> **Exercise goal**
Examine the records and identify each line that includes the string "this". Copy those lines.

— Begin —

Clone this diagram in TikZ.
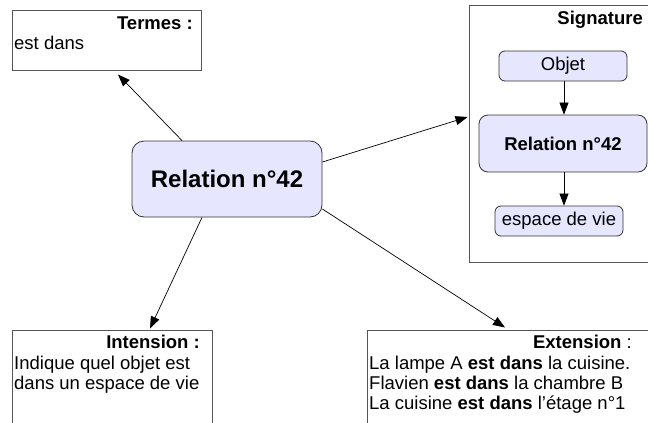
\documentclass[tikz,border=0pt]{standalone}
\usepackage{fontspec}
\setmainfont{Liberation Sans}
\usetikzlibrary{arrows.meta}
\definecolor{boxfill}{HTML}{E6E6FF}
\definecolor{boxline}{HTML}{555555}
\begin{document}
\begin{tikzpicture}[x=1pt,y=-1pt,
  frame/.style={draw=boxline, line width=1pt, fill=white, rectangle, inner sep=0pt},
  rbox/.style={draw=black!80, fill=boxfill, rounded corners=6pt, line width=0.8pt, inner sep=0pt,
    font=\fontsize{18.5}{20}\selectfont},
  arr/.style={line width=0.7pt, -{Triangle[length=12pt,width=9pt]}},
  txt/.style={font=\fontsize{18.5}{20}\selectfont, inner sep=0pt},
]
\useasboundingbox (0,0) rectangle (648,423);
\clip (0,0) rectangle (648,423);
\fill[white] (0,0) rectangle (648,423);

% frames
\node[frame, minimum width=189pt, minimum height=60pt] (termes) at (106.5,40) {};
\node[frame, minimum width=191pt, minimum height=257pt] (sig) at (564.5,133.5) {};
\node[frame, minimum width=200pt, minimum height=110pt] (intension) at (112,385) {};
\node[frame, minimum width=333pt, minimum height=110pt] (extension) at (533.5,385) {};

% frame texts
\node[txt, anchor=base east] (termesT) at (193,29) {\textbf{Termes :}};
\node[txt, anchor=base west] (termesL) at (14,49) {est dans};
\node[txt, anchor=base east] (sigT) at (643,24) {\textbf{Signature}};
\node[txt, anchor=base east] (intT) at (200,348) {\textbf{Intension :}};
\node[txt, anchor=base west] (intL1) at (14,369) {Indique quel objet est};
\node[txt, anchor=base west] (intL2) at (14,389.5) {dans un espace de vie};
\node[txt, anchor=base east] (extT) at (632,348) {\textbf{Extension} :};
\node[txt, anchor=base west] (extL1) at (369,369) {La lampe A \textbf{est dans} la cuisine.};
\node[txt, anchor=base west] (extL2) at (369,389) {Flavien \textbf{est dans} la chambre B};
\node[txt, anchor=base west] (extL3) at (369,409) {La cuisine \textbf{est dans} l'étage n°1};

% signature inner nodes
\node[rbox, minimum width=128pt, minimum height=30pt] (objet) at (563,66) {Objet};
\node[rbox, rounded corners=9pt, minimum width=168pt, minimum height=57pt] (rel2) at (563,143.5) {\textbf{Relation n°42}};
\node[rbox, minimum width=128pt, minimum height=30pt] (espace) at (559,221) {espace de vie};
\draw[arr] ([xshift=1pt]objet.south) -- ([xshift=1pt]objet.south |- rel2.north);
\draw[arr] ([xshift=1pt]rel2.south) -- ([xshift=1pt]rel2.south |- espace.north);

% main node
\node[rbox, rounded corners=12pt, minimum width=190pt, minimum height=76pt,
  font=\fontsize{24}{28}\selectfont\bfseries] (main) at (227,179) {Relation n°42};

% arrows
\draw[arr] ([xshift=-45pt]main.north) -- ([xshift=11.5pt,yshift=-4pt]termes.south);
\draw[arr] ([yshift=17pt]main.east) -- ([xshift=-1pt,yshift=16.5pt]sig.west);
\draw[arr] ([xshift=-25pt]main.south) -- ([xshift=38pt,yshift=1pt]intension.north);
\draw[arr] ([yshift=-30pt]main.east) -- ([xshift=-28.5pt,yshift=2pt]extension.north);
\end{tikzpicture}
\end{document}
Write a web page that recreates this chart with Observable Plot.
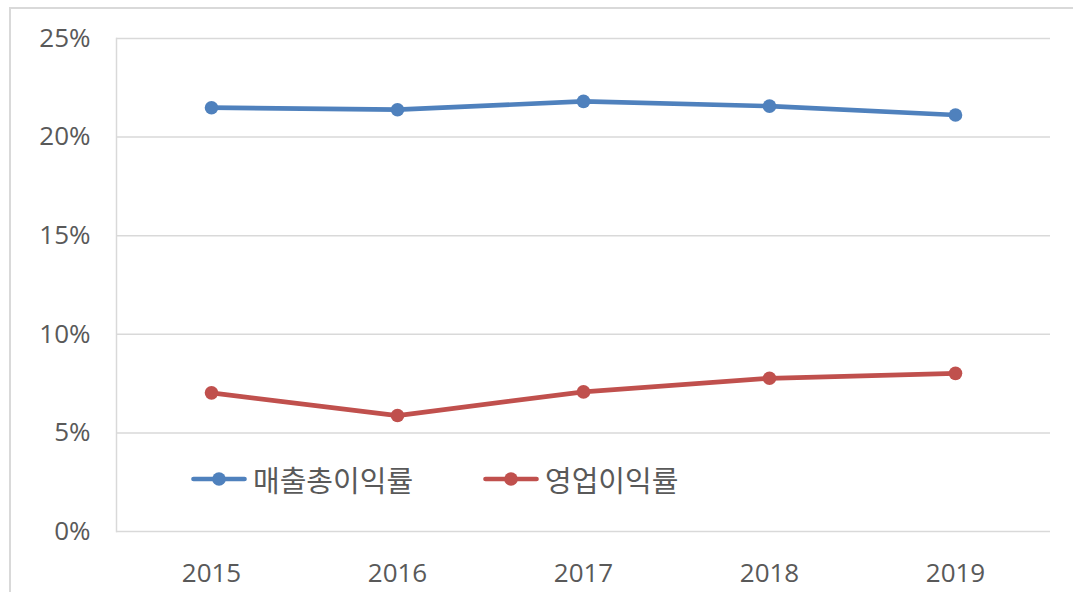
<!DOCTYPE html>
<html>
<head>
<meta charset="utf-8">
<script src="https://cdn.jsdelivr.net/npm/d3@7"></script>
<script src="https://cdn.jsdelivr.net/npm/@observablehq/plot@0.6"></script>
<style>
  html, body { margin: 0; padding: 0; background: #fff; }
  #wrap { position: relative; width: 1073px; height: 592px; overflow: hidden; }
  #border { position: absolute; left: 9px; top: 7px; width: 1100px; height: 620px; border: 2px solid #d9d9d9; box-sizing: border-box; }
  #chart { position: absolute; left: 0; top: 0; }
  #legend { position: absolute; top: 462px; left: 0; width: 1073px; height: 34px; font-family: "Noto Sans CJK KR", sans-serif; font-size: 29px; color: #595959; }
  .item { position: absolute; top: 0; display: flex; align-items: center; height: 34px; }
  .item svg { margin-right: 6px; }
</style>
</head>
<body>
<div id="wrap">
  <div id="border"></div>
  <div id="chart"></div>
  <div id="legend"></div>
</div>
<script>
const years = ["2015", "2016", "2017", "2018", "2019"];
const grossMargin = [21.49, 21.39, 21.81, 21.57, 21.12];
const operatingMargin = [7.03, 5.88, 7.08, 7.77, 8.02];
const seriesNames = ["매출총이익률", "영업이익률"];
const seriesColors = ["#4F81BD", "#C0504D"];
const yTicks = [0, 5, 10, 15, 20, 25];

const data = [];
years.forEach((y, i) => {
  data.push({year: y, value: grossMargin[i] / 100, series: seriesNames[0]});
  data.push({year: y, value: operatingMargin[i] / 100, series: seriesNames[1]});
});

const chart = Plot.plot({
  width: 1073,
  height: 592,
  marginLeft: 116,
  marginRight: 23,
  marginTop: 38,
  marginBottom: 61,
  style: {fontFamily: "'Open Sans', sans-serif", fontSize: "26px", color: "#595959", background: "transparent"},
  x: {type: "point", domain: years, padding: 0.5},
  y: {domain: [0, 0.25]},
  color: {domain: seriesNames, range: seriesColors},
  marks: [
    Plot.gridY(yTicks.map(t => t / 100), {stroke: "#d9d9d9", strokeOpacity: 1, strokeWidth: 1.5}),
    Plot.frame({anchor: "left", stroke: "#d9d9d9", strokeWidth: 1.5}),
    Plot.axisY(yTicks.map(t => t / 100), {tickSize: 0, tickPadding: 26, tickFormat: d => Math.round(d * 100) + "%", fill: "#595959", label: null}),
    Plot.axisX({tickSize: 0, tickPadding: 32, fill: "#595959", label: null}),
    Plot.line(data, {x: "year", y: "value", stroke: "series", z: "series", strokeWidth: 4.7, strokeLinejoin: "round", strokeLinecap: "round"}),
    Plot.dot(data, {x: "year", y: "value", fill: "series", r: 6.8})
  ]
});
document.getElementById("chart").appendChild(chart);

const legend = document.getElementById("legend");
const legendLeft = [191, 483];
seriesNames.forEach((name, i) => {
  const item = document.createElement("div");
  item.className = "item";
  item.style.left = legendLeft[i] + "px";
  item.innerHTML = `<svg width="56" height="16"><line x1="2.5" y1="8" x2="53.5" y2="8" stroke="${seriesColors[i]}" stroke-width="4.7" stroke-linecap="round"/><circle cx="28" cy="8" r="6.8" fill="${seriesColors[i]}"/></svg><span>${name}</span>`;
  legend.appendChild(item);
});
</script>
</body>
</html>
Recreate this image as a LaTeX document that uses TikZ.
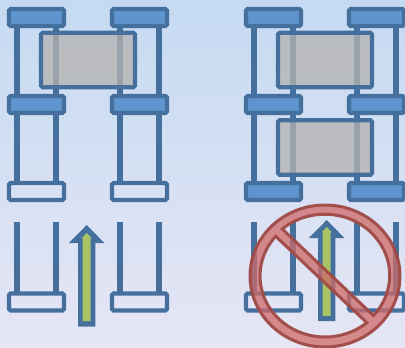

— End —

> **Answer to the exercise**
Clone this diagram in TikZ.
Write a web page that recreates this chart with Observable Plot.
Recreate this image as a LaTeX document that uses TikZ.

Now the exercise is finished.